# GIVEN EXERCISE
Write out, word for word, every line from the first one through the line that holds "plot.bottom - plot.top);", and nothing else; skip the pictures.

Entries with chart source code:
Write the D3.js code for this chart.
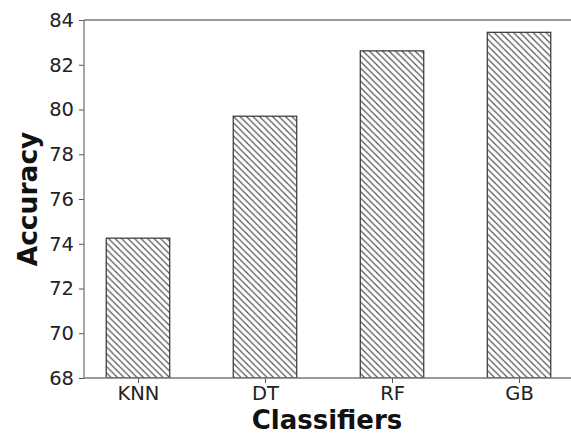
<!DOCTYPE html>
<html>
<head>
<meta charset="utf-8">
<script src="https://cdn.jsdelivr.net/npm/d3@7"></script>
<style>
  html, body { margin: 0; padding: 0; background: #fff; }
  svg { display: block; }
</style>
</head>
<body>
<svg id="chart" width="571" height="433"></svg>
<script>
const categories = ["KNN", "DT", "RF", "GB"];
const accuracy = [74.25, 79.7, 82.62, 83.45];
const yTicks = [68, 70, 72, 74, 76, 78, 80, 82, 84];

const svg = d3.select("#chart");
const plot = { left: 84, right: 573, top: 20, bottom: 378 };
const fontFamily = "'DejaVu Sans', sans-serif";

// Bars sit at integer positions with width 0.5, plus a 5% margin on either side
const x = d3.scaleLinear().domain([-0.425, 3.425]).range([plot.left, plot.right]);
const y = d3.scaleLinear().domain([68, 84]).range([plot.bottom, plot.top]);
const barW = x(0.5) - x(0);

// Back-slash hatch fill
const P = 6.5;
const defs = svg.append("defs");
const pat = defs.append("pattern")
  .attr("id", "hatch")
  .attr("patternUnits", "userSpaceOnUse")
  .attr("width", P).attr("height", P);
pat.append("rect").attr("width", P).attr("height", P).attr("fill", "#fff");
pat.append("path")
  .attr("d", `M0,0 L${P},${P} M-1,${P - 1} L1,${P + 1} M${P - 1},-1 L${P + 1},1`)
  .attr("stroke", "#555").attr("stroke-width", 1.2);

defs.append("clipPath").attr("id", "clip")
  .append("rect").attr("x", plot.left).attr("y", plot.top)
  .attr("width", plot.right - plot.left).attr("height", plot.bottom - plot.top);

// Bars
svg.append("g").attr("clip-path", "url(#clip)")
  .selectAll("rect").data(categories).join("rect")
  .attr("x", (d, i) => x(i) - barW / 2)
  .attr("y", (d, i) => y(accuracy[i]))
  .attr("width", barW)
  .attr("height", (d, i) => y(68) - y(accuracy[i]))
  .attr("fill", "url(#hatch)")
  .attr("stroke", "#333")
  .attr("stroke-width", 1.2);

// Axes
const xAxis = d3.axisBottom(x).tickValues(d3.range(categories.length))
  .tickFormat(i => categories[i]).tickSize(5).tickPadding(3);
const yAxis = d3.axisLeft(y).tickValues(yTicks).tickSize(5).tickPadding(5);

const gx = svg.append("g").attr("transform", `translate(0,${plot.bottom})`).call(xAxis);
const gy = svg.append("g").attr("transform", `translate(${plot.left},0)`).call(yAxis);
[gx, gy].forEach(g => {
  g.select(".domain").remove();
  g.selectAll(".tick line").attr("stroke", "#555").attr("stroke-width", 1);
  g.selectAll(".tick text").attr("fill", "#222")
    .style("font-family", fontFamily).style("font-size", "19.5px");
});

// Spines
const spine = svg.append("g").attr("stroke", "#777").attr("stroke-width", 1.3).attr("fill", "none");
spine.append("line").attr("x1", plot.left).attr("x2", plot.left).attr("y1", plot.top).attr("y2", plot.bottom);
spine.append("line").attr("x1", plot.left).attr("x2", plot.right).attr("y1", plot.bottom).attr("y2", plot.bottom);
spine.append("line").attr("x1", plot.left).attr("x2", plot.right).attr("y1", plot.top).attr("y2", plot.top);
spine.append("line").attr("x1", plot.right).attr("x2", plot.right).attr("y1", plot.top).attr("y2", plot.bottom);

// Axis titles
svg.append("text")
  .attr("x", 327).attr("y", 428.5)
  .attr("text-anchor", "middle")
  .style("font-family", fontFamily).style("font-weight", "bold").style("font-size", "26px")
  .attr("fill", "#111")
  .text("Classifiers");

svg.append("text")
  .attr("transform", "translate(37,199) rotate(-90)")
  .attr("text-anchor", "middle")
  .style("font-family", fontFamily).style("font-weight", "bold").style("font-size", "26.5px")
  .attr("fill", "#111")
  .text("Accuracy");
</script>
</body>
</html>
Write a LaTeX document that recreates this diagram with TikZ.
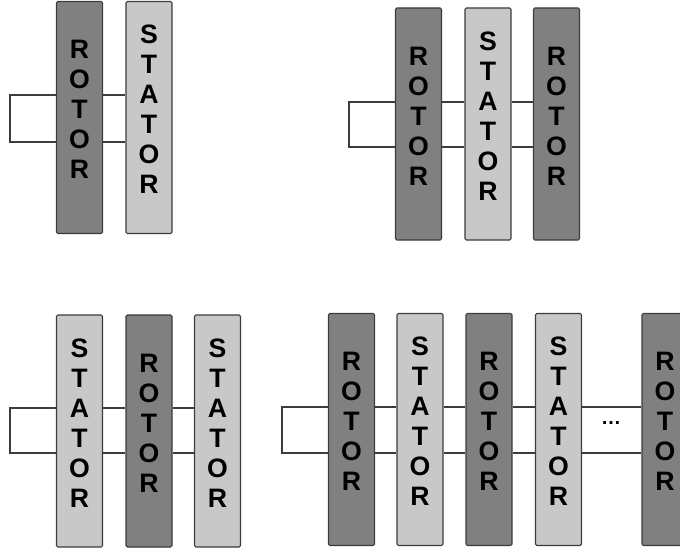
\documentclass[tikz,border=0pt]{standalone}
\usepackage{fontspec}
\setmainfont{Liberation Sans}
\newfontfamily\barfont{Liberation Sans Bold}
\usetikzlibrary{positioning}
\definecolor{rotorgray}{HTML}{808080}
\definecolor{statorgray}{HTML}{C8C8C8}
\definecolor{edgegray}{HTML}{3C3C3C}
\newcommand{\rotortxt}{R\\O\\T\\O\\R}
\newcommand{\statortxt}{S\\T\\A\\T\\O\\R}

\begin{document}
\begin{tikzpicture}[x=0.75pt,y=-0.75pt,
  bar/.style={draw=edgegray,line width=0.8pt,rounded corners=1pt,
              minimum width=34.5pt,minimum height=174pt,inner sep=0pt},
  rotor/.style={bar,fill=rotorgray},
  stator/.style={bar,fill=statorgray},
  lbl/.style={font=\barfont\fontsize{20}{22.5}\selectfont,align=center,inner sep=0pt},
  wire/.style={draw=edgegray,line width=1pt}]
  \clip (0,0) rectangle (680,552);
  % bars: name / x / y / kind
  \foreach \n/\x/\y/\k in {a1/79.5/117.5/rotor,a2/149/117.5/stator,
      b1/418.5/124/rotor,b2/488/124/stator,b3/556.5/124/rotor,
      c1/79.5/431/stator,c2/149/431/rotor,c3/217.5/431/stator,
      d1/351.5/429.5/rotor,d2/420/429.5/stator,d3/489/429.5/rotor,
      d4/558.5/429.5/stator,d5/665/429.5/rotor}
  {
    \node[\k] (\n) at (\x,\y) {};
    \node[lbl] (\n-t) at ([yshift=6pt]\n.center) {\csname \k txt\endcsname};
  }
  % wires between neighbouring bars
  \foreach \p/\q/\ya/\yb in {a1/a2/95/142,b1/b2/102/147,b2/b3/102/147,
      c1/c2/408/453,c2/c3/408/453,d1/d2/407/453,d2/d3/407/453,
      d3/d4/407/453,d4/d5/407/453}
  {
    \draw[wire] (\p.east |- 0,\ya) -- (\q.west |- 0,\ya);
    \draw[wire] (\p.east |- 0,\yb) -- (\q.west |- 0,\yb);
  }
  % return loops on the left
  \foreach \p/\ya/\yb in {a1/95/142,b1/102/147,c1/408/453,d1/407/453}
    \draw[wire] (\p.west |- 0,\ya) -- ++(-46,0) |- (\p.west |- 0,\yb);
  \node[font=\barfont\fontsize{15}{15}\selectfont] (dots) at (611,423) {\ldots};
\end{tikzpicture}
\end{document}
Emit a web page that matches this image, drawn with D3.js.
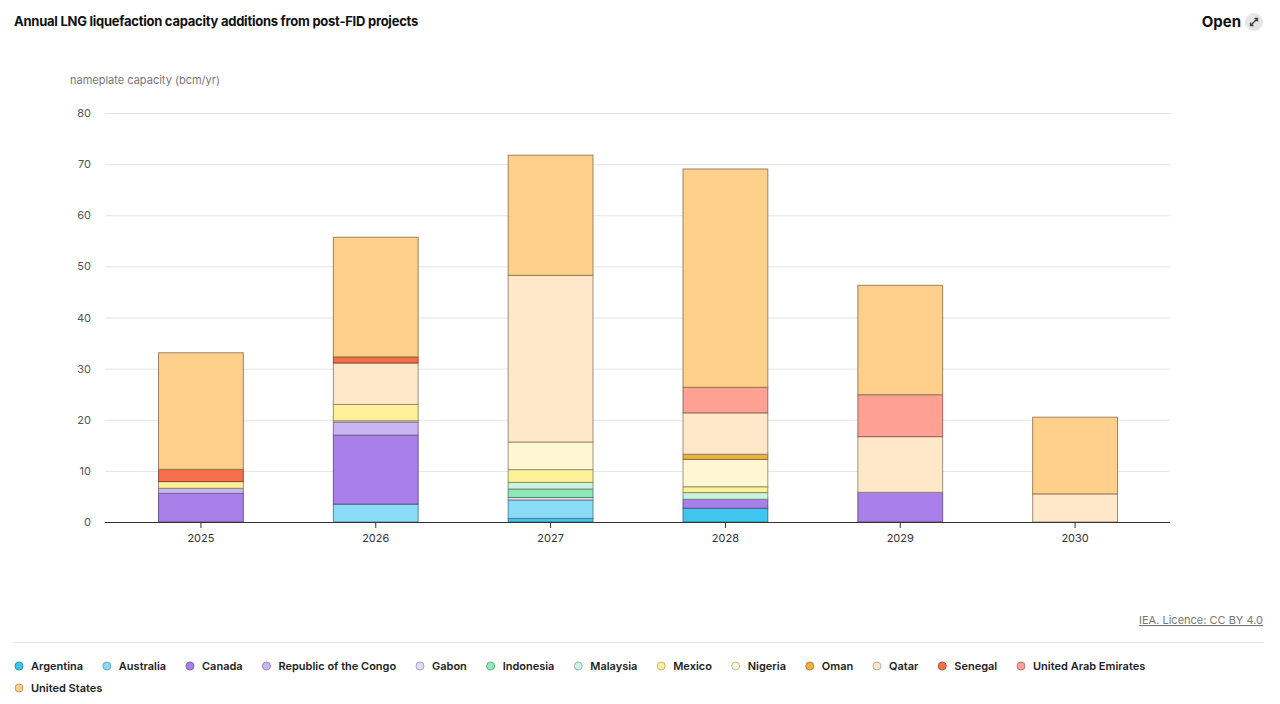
<!DOCTYPE html>
<html>
<head>
<meta charset="utf-8">
<script src="https://cdn.jsdelivr.net/npm/d3@7.9.0/dist/d3.min.js"></script>
<style>
  body { margin: 0; background: #fff; font-family: Inter, "Noto Sans", sans-serif; }
  svg text { font-family: Inter, "Noto Sans", sans-serif; }
</style>
</head>
<body>
<svg id="chart" width="1280" height="704"></svg>
<script>
const years = ['2025', '2026', '2027', '2028', '2029', '2030'];

const countries = ['Argentina', 'Australia', 'Canada', 'Republic of the Congo', 'Gabon', 'Indonesia',
    'Malaysia', 'Mexico', 'Nigeria', 'Oman', 'Qatar', 'Senegal', 'United Arab Emirates', 'United States'];

const colors = ['#3fc6ef', '#8adbf6', '#a97fe9', '#c9b5f3', '#e3daf8', '#8fe8b6',
    '#c9f4df', '#fff19a', '#fff7d1', '#f1b041', '#ffe8c9', '#f5704a', '#ffa192', '#ffd08c'];

// bcm/yr per year, 2025..2030
const argentina = [0, 0, 0.7, 2.7, 0, 0];
const australia = [0, 3.5, 3.6, 0, 0, 0];
const canada = [5.6, 13.5, 0, 1.75, 5.8, 0];
const congo = [1.0, 2.5, 0, 0, 0, 0];
const gabon = [0, 0.3, 0.5, 0, 0, 0];
const indonesia = [0, 0, 1.65, 0, 0, 0];
const malaysia = [0, 0, 1.3, 1.3, 0, 0];
const mexico = [1.3, 3.2, 2.5, 1.15, 0, 0];
const nigeria = [0, 0, 5.4, 5.35, 0, 0];
const oman = [0, 0, 0, 1.0, 0, 0];
const qatar = [0, 8.1, 32.6, 8.1, 10.9, 5.5];
const senegal = [2.4, 1.2, 0, 0, 0, 0];
const uae = [0, 0, 0, 5.0, 8.2, 0];
const unitedStates = [22.8, 23.4, 23.5, 42.7, 21.4, 15.0];

const yTicks = [0, 10, 20, 30, 40, 50, 60, 70, 80];

const series = [argentina, australia, canada, congo, gabon, indonesia, malaysia,
    mexico, nigeria, oman, qatar, senegal, uae, unitedStates];

let table = years.map((year, i) => {
    let row = { year: year };
    countries.forEach((c, j) => { row[c] = series[j][i]; });
    return row;
});

let svg = d3.select('#chart');

let x = d3.scaleBand().domain(years).range([113.5, 1162.5]).paddingInner(0.515).paddingOuter(0.2575);
let y = d3.scaleLinear().domain([0, 80]).range([522, 113]);
let color = d3.scaleOrdinal().domain(countries).range(colors);

// title + open button
svg.append('text')
    .attr('x', 14).attr('y', 26)
    .attr('font-size', 13).attr('font-weight', 700).attr('fill', '#111')
    .attr('letter-spacing', '-0.25')
    .text('Annual LNG liquefaction capacity additions from post-FID projects');

svg.append('text')
    .attr('x', 1241).attr('y', 27)
    .attr('text-anchor', 'end')
    .attr('font-size', 15).attr('font-weight', 700).attr('fill', '#111')
    .text('Open');

let btn = svg.append('g').attr('transform', 'translate(1254,22)');
btn.append('circle').attr('r', 9).attr('fill', '#e6e6e6');
btn.append('path')
    .attr('d', 'M-3.5,3.5 L3.5,-3.5 M0.5,-3.5 L3.5,-3.5 L3.5,-0.5 M-3.5,0.5 L-3.5,3.5 L-0.5,3.5')
    .attr('stroke', '#444').attr('stroke-width', 1.3).attr('fill', 'none');

// y label
svg.append('text')
    .attr('x', 70).attr('y', 84)
    .attr('font-size', 11).attr('fill', '#777')
    .text('nameplate capacity (bcm/yr)');

// grid + y ticks
let yAxis = svg.append('g')
    .attr('transform', 'translate(105,0)')
    .call(d3.axisLeft(y).tickValues(yTicks).tickSize(-1065).tickPadding(14));
yAxis.select('.domain').remove();
yAxis.selectAll('.tick line').attr('stroke', '#e4e4e4');
yAxis.selectAll('.tick text').attr('font-size', 11).attr('fill', '#555');

// stacked bars
let stack = d3.stack().keys(countries);
let layers = stack(table);

svg.append('g')
    .selectAll('g')
    .data(layers)
    .join('g')
    .attr('fill', (d) => color(d.key))
    .attr('stroke', (d) => d3.color(color(d.key)).darker(1.7))
    .attr('stroke-opacity', 0.85)
    .selectAll('rect')
    .data((d) => d.filter((p) => p[1] - p[0] > 0))
    .join('rect')
    .attr('x', (d) => x(d.data.year))
    .attr('width', x.bandwidth())
    .attr('y', (d) => y(d[1]))
    .attr('height', (d) => y(d[0]) - y(d[1]))
    .attr('stroke-width', 1);

// x axis
let xAxis = svg.append('g')
    .attr('transform', 'translate(0,522)')
    .call(d3.axisBottom(x).tickSize(6).tickPadding(6));
xAxis.select('.domain').attr('d', 'M105,0.5H1170').attr('stroke', '#333');
xAxis.selectAll('.tick line').attr('stroke', '#333');
xAxis.selectAll('.tick text').attr('font-size', 11).attr('fill', '#333');

// source
svg.append('text')
    .attr('x', 1263).attr('y', 624)
    .attr('text-anchor', 'end')
    .attr('font-size', 11).attr('fill', '#777')
    .attr('text-decoration', 'underline')
    .text('IEA. Licence: CC BY 4.0');

svg.append('line')
    .attr('x1', 14).attr('x2', 1264)
    .attr('y1', 642.5).attr('y2', 642.5)
    .attr('stroke', '#e2e2e2');

// legend
let legend = svg.append('g');
let lx = 19;
let ly = 666;
countries.forEach((c) => {
    let item = legend.append('g').attr('transform', `translate(${lx},${ly})`);
    item.append('circle')
        .attr('r', 4)
        .attr('fill', color(c))
        .attr('stroke', d3.color(color(c)).darker(0.8))
        .attr('stroke-width', 1);
    let t = item.append('text')
        .attr('x', 12).attr('y', 4)
        .attr('font-size', 11).attr('font-weight', 600).attr('fill', '#222')
        .text(c);
    let w = t.node().getComputedTextLength();
    lx += 12 + w + 23.8;
    if (lx > 1150) {
        lx = 19;
        ly += 22;
    }
});
</script>
</body>
</html>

# TASK SOLUTION
Write the D3.js code for this chart.
<!DOCTYPE html>
<html>
<head>
<meta charset="utf-8">
<script src="https://cdn.jsdelivr.net/npm/d3@7"></script>
<style>
  html, body { margin: 0; padding: 0; background: #fff; }
  svg { display: block; }
</style>
</head>
<body>
<svg id="chart" width="571" height="433"></svg>
<script>
const categories = ["KNN", "DT", "RF", "GB"];
const accuracy = [74.25, 79.7, 82.62, 83.45];
const yTicks = [68, 70, 72, 74, 76, 78, 80, 82, 84];

const svg = d3.select("#chart");
const plot = { left: 84, right: 573, top: 20, bottom: 378 };
const fontFamily = "'DejaVu Sans', sans-serif";

// Bars sit at integer positions with width 0.5, plus a 5% margin on either side
const x = d3.scaleLinear().domain([-0.425, 3.425]).range([plot.left, plot.right]);
const y = d3.scaleLinear().domain([68, 84]).range([plot.bottom, plot.top]);
const barW = x(0.5) - x(0);

// Back-slash hatch fill
const P = 6.5;
const defs = svg.append("defs");
const pat = defs.append("pattern")
  .attr("id", "hatch")
  .attr("patternUnits", "userSpaceOnUse")
  .attr("width", P).attr("height", P);
pat.append("rect").attr("width", P).attr("height", P).attr("fill", "#fff");
pat.append("path")
  .attr("d", `M0,0 L${P},${P} M-1,${P - 1} L1,${P + 1} M${P - 1},-1 L${P + 1},1`)
  .attr("stroke", "#555").attr("stroke-width", 1.2);

defs.append("clipPath").attr("id", "clip")
  .append("rect").attr("x", plot.left).attr("y", plot.top)
  .attr("width", plot.right - plot.left).attr("height", plot.bottom - plot.top);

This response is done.